• [SET TASK] Reproduce the listing word for word. Skip any image.

------------------------

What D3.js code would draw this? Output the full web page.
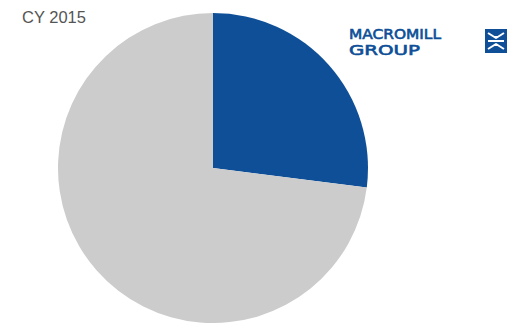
<!DOCTYPE html>
<html>
<head>
<meta charset="utf-8">
<script src="https://cdn.jsdelivr.net/npm/d3@7"></script>
<style>
  html, body { margin: 0; padding: 0; background: #fff; }
  svg { display: block; }
</style>
</head>
<body>
<svg id="chart" width="526" height="323"></svg>
<script>
// Share of the year, in percent
const segments = ["Macromill", "Other"];
const shares = [27, 73];
const colors = ["#0e4f98", "#cccccc"];
const title = "CY 2015";

const svg = d3.select("#chart");
const cx = 213, cy = 168, radius = 155;

const pie = d3.pie().sort(null).value(d => d)(shares);
const arc = d3.arc().innerRadius(0).outerRadius(radius);

svg.append("g")
  .attr("transform", `translate(${cx},${cy})`)
  .selectAll("path")
  .data(pie)
  .join("path")
  .attr("d", arc)
  .attr("fill", (d, i) => colors[i]);

// Year label
svg.append("text")
  .attr("x", 22)
  .attr("y", 22.5)
  .attr("font-family", "Liberation Sans, Arial, sans-serif")
  .attr("font-size", 16.5)
  .attr("fill", "#555")
  .text(title);

// Brand mark
const logo = svg.append("g");
const blue = "#0e4f98";
const word = (txt, y, len) => logo.append("text")
  .attr("x", 349).attr("y", y)
  .attr("font-family", "DejaVu Sans, sans-serif")
  .attr("font-size", 13.4)
  .attr("fill", blue)
  .attr("stroke", blue)
  .attr("stroke-width", 0.6)
  .attr("textLength", len)
  .attr("lengthAdjust", "spacingAndGlyphs")
  .text(txt);
word("MACROMILL", 38.7, 92);
word("GROUP", 54.7, 71);

const ix = 485, iy = 29, iw = 22, ih = 24;
logo.append("rect")
  .attr("x", ix).attr("y", iy).attr("width", iw).attr("height", ih)
  .attr("fill", blue);
const mx = ix + iw / 2, my = iy + ih / 2;
const lines = [
  [[ix + 3, iy + 4], [mx, my - 3]],
  [[ix + iw - 3, iy + 4], [mx, my - 3]],
  [[ix + 3, iy + ih - 4], [mx, my + 3]],
  [[ix + iw - 3, iy + ih - 4], [mx, my + 3]],
  [[ix + 3, my], [ix + iw - 3, my]]
];
logo.selectAll("line.mark")
  .data(lines)
  .join("line")
  .attr("x1", d => d[0][0]).attr("y1", d => d[0][1])
  .attr("x2", d => d[1][0]).attr("y2", d => d[1][1])
  .attr("stroke", "#fff")
  .attr("stroke-width", 2);
// Arrowheads meeting at the middle bar
logo.selectAll("path.tip")
  .data([[-1], [1]])
  .join("path")
  .attr("d", d => {
    const s = d[0];
    return `M${mx - 3},${my + s * 5}L${mx + 3},${my + s * 5}L${mx},${my + s * 2}Z`;
  })
  .attr("fill", "#fff");
</script>
</body>
</html>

------------------------

• [RESULT FOR THIS TASK]
What D3.js code would draw this? Output the full web page.
<!DOCTYPE html>
<html>
<head>
<meta charset="utf-8">
<script src="https://cdn.jsdelivr.net/npm/d3@7"></script>
<style>
  html, body { margin: 0; padding: 0; background: #fff; }
  svg { display: block; }
</style>
</head>
<body>
<svg id="chart" width="526" height="323"></svg>
<script>
// Share of the year, in percent
const segments = ["Macromill", "Other"];
const shares = [27, 73];
const colors = ["#0e4f98", "#cccccc"];
const title = "CY 2015";

const svg = d3.select("#chart");
const cx = 213, cy = 168, radius = 155;

const pie = d3.pie().sort(null).value(d => d)(shares);
const arc = d3.arc().innerRadius(0).outerRadius(radius);

svg.append("g")
  .attr("transform", `translate(${cx},${cy})`)
  .selectAll("path")
  .data(pie)
  .join("path")
  .attr("d", arc)
  .attr("fill", (d, i) => colors[i]);

// Year label
svg.append("text")
  .attr("x", 22)
  .attr("y", 22.5)
  .attr("font-family", "Liberation Sans, Arial, sans-serif")
  .attr("font-size", 16.5)
  .attr("fill", "#555")
  .text(title);

// Brand mark
const logo = svg.append("g");
const blue = "#0e4f98";
const word = (txt, y, len) => logo.append("text")
  .attr("x", 349).attr("y", y)
  .attr("font-family", "DejaVu Sans, sans-serif")
  .attr("font-size", 13.4)
  .attr("fill", blue)
  .attr("stroke", blue)
  .attr("stroke-width", 0.6)
  .attr("textLength", len)
  .attr("lengthAdjust", "spacingAndGlyphs")
  .text(txt);
word("MACROMILL", 38.7, 92);
word("GROUP", 54.7, 71);

const ix = 485, iy = 29, iw = 22, ih = 24;
logo.append("rect")
  .attr("x", ix).attr("y", iy).attr("width", iw).attr("height", ih)
  .attr("fill", blue);
const mx = ix + iw / 2, my = iy + ih / 2;
const lines = [
  [[ix + 3, iy + 4], [mx, my - 3]],
  [[ix + iw - 3, iy + 4], [mx, my - 3]],
  [[ix + 3, iy + ih - 4], [mx, my + 3]],
  [[ix + iw - 3, iy + ih - 4], [mx, my + 3]],
  [[ix + 3, my], [ix + iw - 3, my]]
];
logo.selectAll("line.mark")
  .data(lines)
  .join("line")
  .attr("x1", d => d[0][0]).attr("y1", d => d[0][1])
  .attr("x2", d => d[1][0]).attr("y2", d => d[1][1])
  .attr("stroke", "#fff")
  .attr("stroke-width", 2);
// Arrowheads meeting at the middle bar
logo.selectAll("path.tip")
  .data([[-1], [1]])
  .join("path")
  .attr("d", d => {
    const s = d[0];
    return `M${mx - 3},${my + s * 5}L${mx + 3},${my + s * 5}L${mx},${my + s * 2}Z`;
  })
  .attr("fill", "#fff");
</script>
</body>
</html>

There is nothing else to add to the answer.